What is the number of lines in the entries below that include the word "this"? Provide the number only.

┌──

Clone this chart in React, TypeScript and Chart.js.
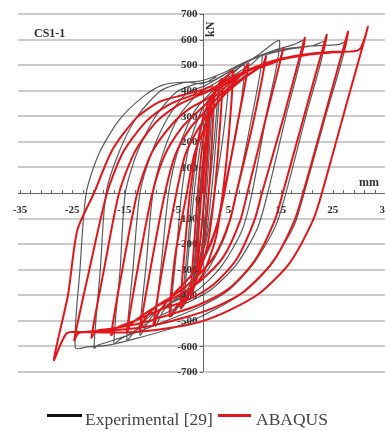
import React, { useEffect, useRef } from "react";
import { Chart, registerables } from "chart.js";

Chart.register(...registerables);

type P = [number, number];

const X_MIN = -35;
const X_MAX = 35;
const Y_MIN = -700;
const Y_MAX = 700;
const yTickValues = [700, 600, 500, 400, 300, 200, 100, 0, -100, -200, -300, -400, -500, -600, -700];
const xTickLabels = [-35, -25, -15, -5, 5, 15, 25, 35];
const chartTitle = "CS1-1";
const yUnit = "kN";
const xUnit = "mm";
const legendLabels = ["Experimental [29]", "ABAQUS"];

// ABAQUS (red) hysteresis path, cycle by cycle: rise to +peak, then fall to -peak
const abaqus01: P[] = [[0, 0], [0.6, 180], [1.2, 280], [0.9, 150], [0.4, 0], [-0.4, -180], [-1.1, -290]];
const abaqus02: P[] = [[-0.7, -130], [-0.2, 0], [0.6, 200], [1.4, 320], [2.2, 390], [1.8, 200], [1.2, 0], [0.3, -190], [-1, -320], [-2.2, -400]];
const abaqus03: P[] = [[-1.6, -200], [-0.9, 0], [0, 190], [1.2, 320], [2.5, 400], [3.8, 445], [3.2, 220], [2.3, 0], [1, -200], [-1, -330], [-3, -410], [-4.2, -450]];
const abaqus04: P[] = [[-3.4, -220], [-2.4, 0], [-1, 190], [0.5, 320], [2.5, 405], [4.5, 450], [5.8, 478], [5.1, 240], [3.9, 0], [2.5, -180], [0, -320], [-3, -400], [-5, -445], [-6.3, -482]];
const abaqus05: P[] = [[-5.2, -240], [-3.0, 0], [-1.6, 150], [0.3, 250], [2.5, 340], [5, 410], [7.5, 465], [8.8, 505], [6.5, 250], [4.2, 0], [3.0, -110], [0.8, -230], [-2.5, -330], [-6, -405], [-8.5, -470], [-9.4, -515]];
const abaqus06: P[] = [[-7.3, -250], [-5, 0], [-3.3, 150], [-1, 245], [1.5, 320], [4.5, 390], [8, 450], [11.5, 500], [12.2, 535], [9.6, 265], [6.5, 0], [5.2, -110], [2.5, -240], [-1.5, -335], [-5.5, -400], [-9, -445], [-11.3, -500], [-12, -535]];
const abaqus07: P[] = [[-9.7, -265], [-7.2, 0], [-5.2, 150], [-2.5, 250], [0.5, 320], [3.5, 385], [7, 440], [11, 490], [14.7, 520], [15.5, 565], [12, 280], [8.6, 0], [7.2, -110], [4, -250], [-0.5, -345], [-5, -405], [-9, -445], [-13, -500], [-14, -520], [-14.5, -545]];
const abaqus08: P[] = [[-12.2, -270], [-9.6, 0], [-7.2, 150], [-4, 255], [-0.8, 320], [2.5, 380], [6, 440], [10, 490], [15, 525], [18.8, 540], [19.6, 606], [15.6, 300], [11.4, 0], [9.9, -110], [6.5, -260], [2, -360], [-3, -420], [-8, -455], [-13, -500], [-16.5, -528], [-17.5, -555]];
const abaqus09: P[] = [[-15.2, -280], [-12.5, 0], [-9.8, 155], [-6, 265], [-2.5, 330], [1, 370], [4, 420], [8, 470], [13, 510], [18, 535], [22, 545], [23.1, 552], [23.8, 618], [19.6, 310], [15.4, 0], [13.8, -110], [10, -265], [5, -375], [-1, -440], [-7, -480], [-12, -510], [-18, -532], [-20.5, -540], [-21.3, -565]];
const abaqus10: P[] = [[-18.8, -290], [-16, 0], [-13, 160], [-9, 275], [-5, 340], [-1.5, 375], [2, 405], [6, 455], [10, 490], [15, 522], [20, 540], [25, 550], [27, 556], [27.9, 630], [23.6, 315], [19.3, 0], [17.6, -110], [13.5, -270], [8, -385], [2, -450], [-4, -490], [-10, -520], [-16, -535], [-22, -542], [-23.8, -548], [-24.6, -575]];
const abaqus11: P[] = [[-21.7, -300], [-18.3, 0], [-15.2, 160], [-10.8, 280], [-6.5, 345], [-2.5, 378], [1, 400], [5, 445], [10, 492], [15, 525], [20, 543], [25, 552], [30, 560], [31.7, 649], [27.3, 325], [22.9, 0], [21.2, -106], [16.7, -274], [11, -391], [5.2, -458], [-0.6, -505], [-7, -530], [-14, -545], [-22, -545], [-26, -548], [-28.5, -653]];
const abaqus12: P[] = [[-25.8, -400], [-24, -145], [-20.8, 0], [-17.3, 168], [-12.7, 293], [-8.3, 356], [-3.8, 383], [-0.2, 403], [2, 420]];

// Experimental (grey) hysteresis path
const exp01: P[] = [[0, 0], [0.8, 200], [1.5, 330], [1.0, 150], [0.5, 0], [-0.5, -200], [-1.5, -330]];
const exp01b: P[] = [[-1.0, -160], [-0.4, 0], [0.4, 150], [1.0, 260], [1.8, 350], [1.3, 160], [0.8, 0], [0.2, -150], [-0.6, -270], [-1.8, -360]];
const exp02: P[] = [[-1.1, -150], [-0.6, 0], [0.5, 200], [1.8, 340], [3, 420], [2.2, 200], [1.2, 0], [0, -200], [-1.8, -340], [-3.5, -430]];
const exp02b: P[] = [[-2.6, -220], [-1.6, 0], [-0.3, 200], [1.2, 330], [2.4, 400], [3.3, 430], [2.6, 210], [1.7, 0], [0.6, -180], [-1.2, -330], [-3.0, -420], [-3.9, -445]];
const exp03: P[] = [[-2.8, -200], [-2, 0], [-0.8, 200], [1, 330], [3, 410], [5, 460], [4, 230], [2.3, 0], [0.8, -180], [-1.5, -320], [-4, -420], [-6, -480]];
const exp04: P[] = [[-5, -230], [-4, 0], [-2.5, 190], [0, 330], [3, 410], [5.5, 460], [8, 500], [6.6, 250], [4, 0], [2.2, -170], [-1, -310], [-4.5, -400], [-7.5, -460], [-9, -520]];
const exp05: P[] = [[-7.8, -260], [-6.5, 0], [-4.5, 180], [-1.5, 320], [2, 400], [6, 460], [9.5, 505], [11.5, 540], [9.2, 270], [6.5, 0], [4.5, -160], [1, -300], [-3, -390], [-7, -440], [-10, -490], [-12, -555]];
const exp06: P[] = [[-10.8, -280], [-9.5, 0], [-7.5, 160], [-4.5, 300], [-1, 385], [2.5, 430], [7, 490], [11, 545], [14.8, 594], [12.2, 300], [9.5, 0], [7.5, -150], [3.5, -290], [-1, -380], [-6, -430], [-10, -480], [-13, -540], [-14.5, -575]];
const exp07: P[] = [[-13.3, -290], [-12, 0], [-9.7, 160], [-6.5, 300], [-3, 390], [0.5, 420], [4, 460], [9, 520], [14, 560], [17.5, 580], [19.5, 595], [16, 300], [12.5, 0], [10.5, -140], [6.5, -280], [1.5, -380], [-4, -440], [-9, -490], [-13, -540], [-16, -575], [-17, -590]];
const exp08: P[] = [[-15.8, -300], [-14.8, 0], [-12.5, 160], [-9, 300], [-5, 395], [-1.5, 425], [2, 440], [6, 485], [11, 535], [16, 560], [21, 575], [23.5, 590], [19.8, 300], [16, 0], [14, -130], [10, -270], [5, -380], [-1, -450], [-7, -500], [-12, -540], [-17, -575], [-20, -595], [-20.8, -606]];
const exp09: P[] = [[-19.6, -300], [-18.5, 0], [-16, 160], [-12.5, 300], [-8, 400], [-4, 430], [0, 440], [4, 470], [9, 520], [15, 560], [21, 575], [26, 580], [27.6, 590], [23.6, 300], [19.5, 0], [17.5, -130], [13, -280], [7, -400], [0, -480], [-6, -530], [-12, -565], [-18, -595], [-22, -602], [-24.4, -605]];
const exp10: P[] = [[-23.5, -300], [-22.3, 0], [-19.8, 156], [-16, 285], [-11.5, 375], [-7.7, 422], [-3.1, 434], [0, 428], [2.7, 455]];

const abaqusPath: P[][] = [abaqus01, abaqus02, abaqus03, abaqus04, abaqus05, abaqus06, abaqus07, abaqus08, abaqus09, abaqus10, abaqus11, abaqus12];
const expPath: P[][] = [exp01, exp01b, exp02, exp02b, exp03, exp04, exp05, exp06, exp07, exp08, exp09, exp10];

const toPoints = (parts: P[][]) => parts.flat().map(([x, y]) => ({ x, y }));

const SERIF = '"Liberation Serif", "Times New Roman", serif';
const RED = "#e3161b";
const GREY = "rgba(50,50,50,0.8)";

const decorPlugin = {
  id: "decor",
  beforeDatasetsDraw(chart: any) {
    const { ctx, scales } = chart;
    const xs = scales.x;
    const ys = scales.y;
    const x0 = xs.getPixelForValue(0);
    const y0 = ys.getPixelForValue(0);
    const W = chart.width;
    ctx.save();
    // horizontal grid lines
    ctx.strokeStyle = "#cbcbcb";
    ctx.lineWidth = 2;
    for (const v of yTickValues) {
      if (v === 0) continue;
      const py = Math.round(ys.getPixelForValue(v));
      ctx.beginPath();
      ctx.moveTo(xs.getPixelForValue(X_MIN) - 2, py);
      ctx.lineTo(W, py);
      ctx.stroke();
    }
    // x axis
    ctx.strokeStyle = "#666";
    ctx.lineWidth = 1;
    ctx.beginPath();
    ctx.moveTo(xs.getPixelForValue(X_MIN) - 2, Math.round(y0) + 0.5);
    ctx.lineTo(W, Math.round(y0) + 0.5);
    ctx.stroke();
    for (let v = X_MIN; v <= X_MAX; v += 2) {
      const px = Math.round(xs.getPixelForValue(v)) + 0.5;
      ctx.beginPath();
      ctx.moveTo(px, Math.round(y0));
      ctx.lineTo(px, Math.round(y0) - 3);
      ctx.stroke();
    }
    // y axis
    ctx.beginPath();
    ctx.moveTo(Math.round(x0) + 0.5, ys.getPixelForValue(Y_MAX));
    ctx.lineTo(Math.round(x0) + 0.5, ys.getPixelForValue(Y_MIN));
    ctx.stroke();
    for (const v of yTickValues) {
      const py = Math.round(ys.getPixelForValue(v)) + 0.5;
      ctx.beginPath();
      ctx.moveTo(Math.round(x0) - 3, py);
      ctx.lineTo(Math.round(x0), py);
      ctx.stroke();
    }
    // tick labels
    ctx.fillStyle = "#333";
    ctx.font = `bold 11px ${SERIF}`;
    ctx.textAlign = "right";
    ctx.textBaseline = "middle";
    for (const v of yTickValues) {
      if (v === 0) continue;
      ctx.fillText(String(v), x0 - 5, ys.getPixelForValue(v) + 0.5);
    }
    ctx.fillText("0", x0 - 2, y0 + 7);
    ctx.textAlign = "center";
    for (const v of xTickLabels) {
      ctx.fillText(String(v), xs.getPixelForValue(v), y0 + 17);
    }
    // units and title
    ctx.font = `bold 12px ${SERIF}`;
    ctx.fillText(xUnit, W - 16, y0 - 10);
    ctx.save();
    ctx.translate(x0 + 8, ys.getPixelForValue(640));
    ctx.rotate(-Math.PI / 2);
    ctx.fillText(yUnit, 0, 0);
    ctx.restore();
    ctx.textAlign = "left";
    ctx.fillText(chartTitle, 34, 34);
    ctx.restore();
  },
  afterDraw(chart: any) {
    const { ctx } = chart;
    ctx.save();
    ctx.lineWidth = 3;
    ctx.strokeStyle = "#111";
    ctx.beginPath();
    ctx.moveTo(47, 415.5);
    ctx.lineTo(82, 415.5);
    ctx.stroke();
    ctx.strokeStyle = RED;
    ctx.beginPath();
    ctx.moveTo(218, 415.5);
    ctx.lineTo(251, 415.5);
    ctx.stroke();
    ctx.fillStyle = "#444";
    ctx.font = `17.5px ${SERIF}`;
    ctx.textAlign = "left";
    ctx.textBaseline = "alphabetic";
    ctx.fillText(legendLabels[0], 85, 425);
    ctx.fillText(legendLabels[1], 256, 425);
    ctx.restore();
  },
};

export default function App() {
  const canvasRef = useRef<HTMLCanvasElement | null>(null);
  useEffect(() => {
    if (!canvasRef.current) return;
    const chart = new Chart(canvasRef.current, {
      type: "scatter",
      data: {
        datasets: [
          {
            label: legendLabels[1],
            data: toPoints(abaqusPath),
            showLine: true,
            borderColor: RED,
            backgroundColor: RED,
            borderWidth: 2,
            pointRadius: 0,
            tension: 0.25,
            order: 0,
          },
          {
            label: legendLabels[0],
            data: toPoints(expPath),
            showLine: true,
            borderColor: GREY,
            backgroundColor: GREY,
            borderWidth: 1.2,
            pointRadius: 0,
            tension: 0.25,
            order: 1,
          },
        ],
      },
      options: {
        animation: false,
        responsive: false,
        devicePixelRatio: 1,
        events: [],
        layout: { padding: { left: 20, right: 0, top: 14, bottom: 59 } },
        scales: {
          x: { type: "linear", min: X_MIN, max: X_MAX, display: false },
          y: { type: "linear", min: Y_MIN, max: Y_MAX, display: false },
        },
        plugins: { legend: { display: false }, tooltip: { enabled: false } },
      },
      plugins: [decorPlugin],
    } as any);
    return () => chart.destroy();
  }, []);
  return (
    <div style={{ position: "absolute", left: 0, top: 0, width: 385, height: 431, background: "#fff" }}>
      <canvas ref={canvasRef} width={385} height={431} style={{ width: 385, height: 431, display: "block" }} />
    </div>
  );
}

└──
┌──

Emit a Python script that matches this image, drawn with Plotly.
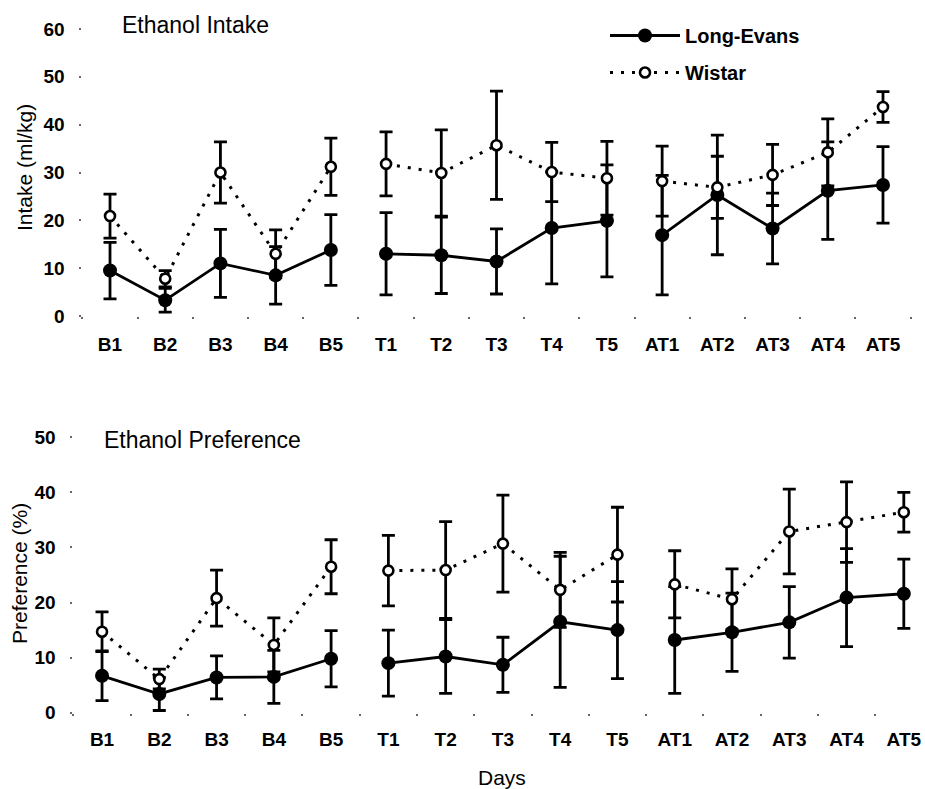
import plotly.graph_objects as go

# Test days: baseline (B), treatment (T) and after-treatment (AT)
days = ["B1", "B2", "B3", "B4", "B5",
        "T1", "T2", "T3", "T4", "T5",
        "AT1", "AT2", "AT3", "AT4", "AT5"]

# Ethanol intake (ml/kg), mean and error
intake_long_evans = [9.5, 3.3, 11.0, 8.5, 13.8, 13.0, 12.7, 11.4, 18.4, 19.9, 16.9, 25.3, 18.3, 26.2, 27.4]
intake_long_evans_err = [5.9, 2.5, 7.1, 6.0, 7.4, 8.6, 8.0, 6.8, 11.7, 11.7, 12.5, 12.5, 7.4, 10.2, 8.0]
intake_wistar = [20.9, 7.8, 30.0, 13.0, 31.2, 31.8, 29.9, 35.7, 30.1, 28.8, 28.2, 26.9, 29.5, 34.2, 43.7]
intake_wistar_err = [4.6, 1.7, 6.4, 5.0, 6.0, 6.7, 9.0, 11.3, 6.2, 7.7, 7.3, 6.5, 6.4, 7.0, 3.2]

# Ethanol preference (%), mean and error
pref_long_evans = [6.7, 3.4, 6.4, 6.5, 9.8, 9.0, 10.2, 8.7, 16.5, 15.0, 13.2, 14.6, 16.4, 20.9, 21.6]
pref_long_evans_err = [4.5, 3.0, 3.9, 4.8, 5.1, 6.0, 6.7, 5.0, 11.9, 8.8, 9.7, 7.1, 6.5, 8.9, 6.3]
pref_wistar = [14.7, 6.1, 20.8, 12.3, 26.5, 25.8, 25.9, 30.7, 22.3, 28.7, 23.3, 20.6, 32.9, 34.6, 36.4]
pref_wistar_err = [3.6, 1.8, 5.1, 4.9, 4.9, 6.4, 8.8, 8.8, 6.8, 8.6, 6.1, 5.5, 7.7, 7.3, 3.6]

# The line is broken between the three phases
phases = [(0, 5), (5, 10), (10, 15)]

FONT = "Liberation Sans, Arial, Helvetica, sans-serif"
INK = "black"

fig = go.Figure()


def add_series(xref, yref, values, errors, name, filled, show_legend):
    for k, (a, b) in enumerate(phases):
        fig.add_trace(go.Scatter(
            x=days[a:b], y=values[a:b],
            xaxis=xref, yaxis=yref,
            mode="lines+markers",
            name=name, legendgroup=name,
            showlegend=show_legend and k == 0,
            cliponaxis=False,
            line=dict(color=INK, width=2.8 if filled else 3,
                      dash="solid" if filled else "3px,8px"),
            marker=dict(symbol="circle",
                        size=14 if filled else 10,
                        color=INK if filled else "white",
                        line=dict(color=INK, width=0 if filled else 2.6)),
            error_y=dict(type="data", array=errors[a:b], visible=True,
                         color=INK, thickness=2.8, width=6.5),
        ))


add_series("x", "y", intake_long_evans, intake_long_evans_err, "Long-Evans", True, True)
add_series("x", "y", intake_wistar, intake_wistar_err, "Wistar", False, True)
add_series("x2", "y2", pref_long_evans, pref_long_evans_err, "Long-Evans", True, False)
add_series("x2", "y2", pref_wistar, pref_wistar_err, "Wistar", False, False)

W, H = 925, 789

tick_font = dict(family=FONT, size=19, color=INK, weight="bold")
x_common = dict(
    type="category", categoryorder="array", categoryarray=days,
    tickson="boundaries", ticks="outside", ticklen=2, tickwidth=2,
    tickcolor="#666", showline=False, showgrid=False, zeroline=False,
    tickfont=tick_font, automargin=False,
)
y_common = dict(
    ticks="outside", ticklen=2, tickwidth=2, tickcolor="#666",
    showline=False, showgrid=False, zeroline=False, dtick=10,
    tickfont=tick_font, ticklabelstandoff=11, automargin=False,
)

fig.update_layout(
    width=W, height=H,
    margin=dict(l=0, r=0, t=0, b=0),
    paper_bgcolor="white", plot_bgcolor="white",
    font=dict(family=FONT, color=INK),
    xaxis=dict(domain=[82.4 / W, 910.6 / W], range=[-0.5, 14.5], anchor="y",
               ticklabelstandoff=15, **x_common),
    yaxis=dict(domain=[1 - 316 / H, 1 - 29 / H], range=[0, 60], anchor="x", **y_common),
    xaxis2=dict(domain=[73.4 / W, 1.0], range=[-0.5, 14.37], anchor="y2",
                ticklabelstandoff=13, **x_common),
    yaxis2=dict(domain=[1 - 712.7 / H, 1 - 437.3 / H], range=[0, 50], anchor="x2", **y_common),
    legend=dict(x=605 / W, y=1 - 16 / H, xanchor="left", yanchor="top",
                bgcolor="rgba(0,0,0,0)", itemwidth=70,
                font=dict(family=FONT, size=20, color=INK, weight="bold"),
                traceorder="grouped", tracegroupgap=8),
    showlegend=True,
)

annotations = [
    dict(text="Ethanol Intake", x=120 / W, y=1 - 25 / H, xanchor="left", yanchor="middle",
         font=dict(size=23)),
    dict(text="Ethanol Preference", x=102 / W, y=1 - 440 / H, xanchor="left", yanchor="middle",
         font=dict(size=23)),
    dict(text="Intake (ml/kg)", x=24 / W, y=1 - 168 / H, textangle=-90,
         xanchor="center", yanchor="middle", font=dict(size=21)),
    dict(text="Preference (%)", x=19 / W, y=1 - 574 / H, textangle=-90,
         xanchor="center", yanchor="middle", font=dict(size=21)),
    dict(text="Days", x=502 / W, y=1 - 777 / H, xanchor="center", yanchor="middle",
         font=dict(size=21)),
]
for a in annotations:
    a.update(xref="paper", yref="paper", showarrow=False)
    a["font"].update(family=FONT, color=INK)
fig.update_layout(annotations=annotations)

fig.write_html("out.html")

└──

## Written solution
2